Interprétant la directive européenne 2004/83/CE du 29 avril 2004 relative aux conditions que doivent remplir les ressortissants des pays tiers pour pouvoir prétendre au statut de réfugié, la Cour de justice des communautés européennes (CJCE) a jugé, dans un arrêt du 17 février, qu'un demandeur d'asile ne doit pas nécessairement prouver qu'il est menacé dans son pays d'origine en raison d'éléments propres à sa situation personnelle pour obtenir le statut conféré par la protection subsidiaire (1).
En espèce, les membres d'un couple d'origine irakienne s'étaient vu refuser en décembre 2006 un permis de séjour temporaire aux Pays-Bas, au motif qu'ils n'avaient pas suffisamment établi les circonstances prouvant l'existence de « menaces graves et individuelles » - requise par la directive du 29 avril 2004 - auxquelles ils prétendaient être exposés dans leur pays d'origine. Une décision contre laquelle ils ont fait appel. Estimant que la directive européenne présente des difficultés d'interprétation, la juridiction néerlandaise a interrogé la CJCE pour savoir si l'existence de « menaces graves et individuelles » doit nécessairement être rapportée par la preuve d'actes de violence contre le demandeur de la protection internationale lui-même, ou si elle peut résulter d'éléments plus généraux concernant son pays d'origine.

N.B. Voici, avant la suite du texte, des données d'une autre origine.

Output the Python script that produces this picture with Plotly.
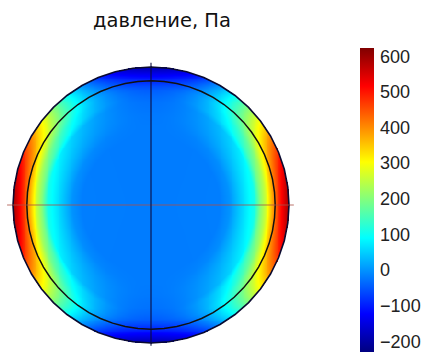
import numpy as np
import plotly.graph_objects as go

# Pressure (Pa) read along the horizontal and vertical diameters,
# at normalised radius stations (0 = centre, 1 = outer wall)
R_STATIONS = [0.0, 0.50, 0.57, 0.65, 0.75, 0.79, 0.83, 0.86, 0.89, 0.91, 0.95, 1.0]
P_HORIZONTAL = [-20, -18, 0, 50, 110, 200, 260, 330, 400, 450, 520, 600]
P_VERTICAL = [-20, -20, -20, -22, -28, -35, -45, -60, -85, -100, -140, -200]

CBAR_TICKS = [-200, -100, 0, 100, 200, 300, 400, 500, 600]
P_MIN, P_MAX = -230, 623
INNER_RADIUS = 0.9
TITLE = "давление, Па"

JET = [
    [0.0, "rgb(0,0,128)"],
    [0.125, "rgb(0,0,255)"],
    [0.375, "rgb(0,255,255)"],
    [0.625, "rgb(255,255,0)"],
    [0.875, "rgb(255,0,0)"],
    [1.0, "rgb(128,0,0)"],
]

# Build the pressure field over the disc from the two diameter profiles
n = 301
xs = np.linspace(-1.0, 1.0, n)
ys = np.linspace(-1.0, 1.0, n)
X, Y = np.meshgrid(xs, ys)
R = np.hypot(X, Y)
with np.errstate(invalid="ignore", divide="ignore"):
    cos2 = np.where(R > 0, (X / R) ** 2, 1.0)
ph = np.interp(R, R_STATIONS, P_HORIZONTAL)
pv = np.interp(R, R_STATIONS, P_VERTICAL)
Z = pv + (ph - pv) * cos2
Z = np.where(R <= 1.0, Z, np.nan)

# Plot area: 302 x 290 px, 138 px per unit radius on both axes
fig = go.Figure()
fig.add_trace(go.Heatmap(
    x=xs, y=ys, z=Z,
    zmin=P_MIN, zmax=P_MAX,
    colorscale=JET,
    zsmooth=False,
    hoverinfo="skip",
    colorbar=dict(
        x=360 / 302, xanchor="left", xpad=0,
        y=(350 - 48) / 290, yanchor="top", ypad=0,
        thickness=14, lenmode="pixels", len=304,
        outlinewidth=0,
        tickvals=CBAR_TICKS, ticks="outside", ticklen=3,
        tickcolor="rgba(0,0,0,0)",
        tickfont=dict(family="Liberation Sans, Arial, sans-serif", size=18, color="#222"),
    ),
))

# Outer wall (faceted) and inner circle
t_out = np.linspace(0, 2 * np.pi, 49)
fig.add_trace(go.Scatter(
    x=np.cos(t_out), y=np.sin(t_out), mode="lines",
    line=dict(color="#0a0a30", width=1.6), hoverinfo="skip", showlegend=False,
))
t_in = np.linspace(0, 2 * np.pi, 61)
fig.add_trace(go.Scatter(
    x=INNER_RADIUS * np.cos(t_in), y=INNER_RADIUS * np.sin(t_in), mode="lines",
    line=dict(color="#111111", width=1.5), hoverinfo="skip", showlegend=False,
))

# Cross-hair through the centre
fig.add_trace(go.Scatter(
    x=[-1.043, 1.035], y=[0, 0], mode="lines",
    line=dict(color="rgba(170,80,70,0.8)", width=1.2), hoverinfo="skip", showlegend=False,
))
fig.add_trace(go.Scatter(
    x=[0, 0], y=[-1.02, 1.03], mode="lines",
    line=dict(color="rgba(10,10,60,0.9)", width=1.2), hoverinfo="skip", showlegend=False,
))

fig.update_layout(
    width=427, height=363,
    margin=dict(l=0, r=125, t=60, b=13),
    paper_bgcolor="white", plot_bgcolor="white",
    showlegend=False,
    title=dict(
        text=TITLE, xref="paper", x=162 / 302, xanchor="center",
        yref="container", y=1 - 20 / 363, yanchor="middle",
        font=dict(family="DejaVu Sans, sans-serif", size=19.5, color="#111"),
    ),
    xaxis=dict(range=[-1.0942, 1.0942], visible=False, fixedrange=True),
    yaxis=dict(range=[-1.0507, 1.0507], visible=False, fixedrange=True),
)

fig.write_html("out.html")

Dans son arrêt du 17 février, la Cour de justice estime que l'existence de « menaces graves et individuelles contre la vie ou la personne du demandeur de la protection subsidiaire n'est pas subordonnée à la condition que ce dernier rapporte la preuve qu'il est visé spécifiquement en raison d'éléments propres à sa situation personnelle ». Selon elle, « l'existence de telles menaces peut être exceptionnellement considérée comme établie lorsque le degré de violence aveugle caractérisant le conflit armé en cours atteint un niveau si élevé qu'il existe des motifs sérieux de croire qu'un civil renvoyé dans le pays concerné encourt un risque réel de subir des menaces graves et individuelles ».
En outre, la Cour de justice des communautés européennes précise que, dans l'évaluation individuelle d'une demande de protection internationale, les autorités nationales peuvent tenir compte de l'étendue géographique de la situation de violence et de la destination effective du demandeur, ainsi que de l'existence d'un indice sérieux de risque réel, tel que des menaces ou atteintes déjà perpétrées à l'encontre du demandeur d'asile. L'existence d'un tel indice devrait avoir pour effet de réduire l'exigence de degré de violence aveugle requis pour bénéficier de la protection internationale, estime la Cour.
(1) Selon la définition donnée par la directive du 29 avril 2004 - anticipée par la France dans la loi du 10 décembre 2003 relative au droit d'asile -, la protection subsidiaire est accordée à toute personne qui ne remplit pas les conditions d'octroi du statut de réfugié et qui établit qu'elle est exposée dans son pays à l'une des menaces graves suivantes : la peine de mort ; la torture ou des peines ou traitements inhumains ou dégradants ; s'agissant d'un civil, une menace grave, directe et individuelle contre sa vie ou sa personne en raison d'une violence généralisée résultant d'une situation de conflit armé interne ou international.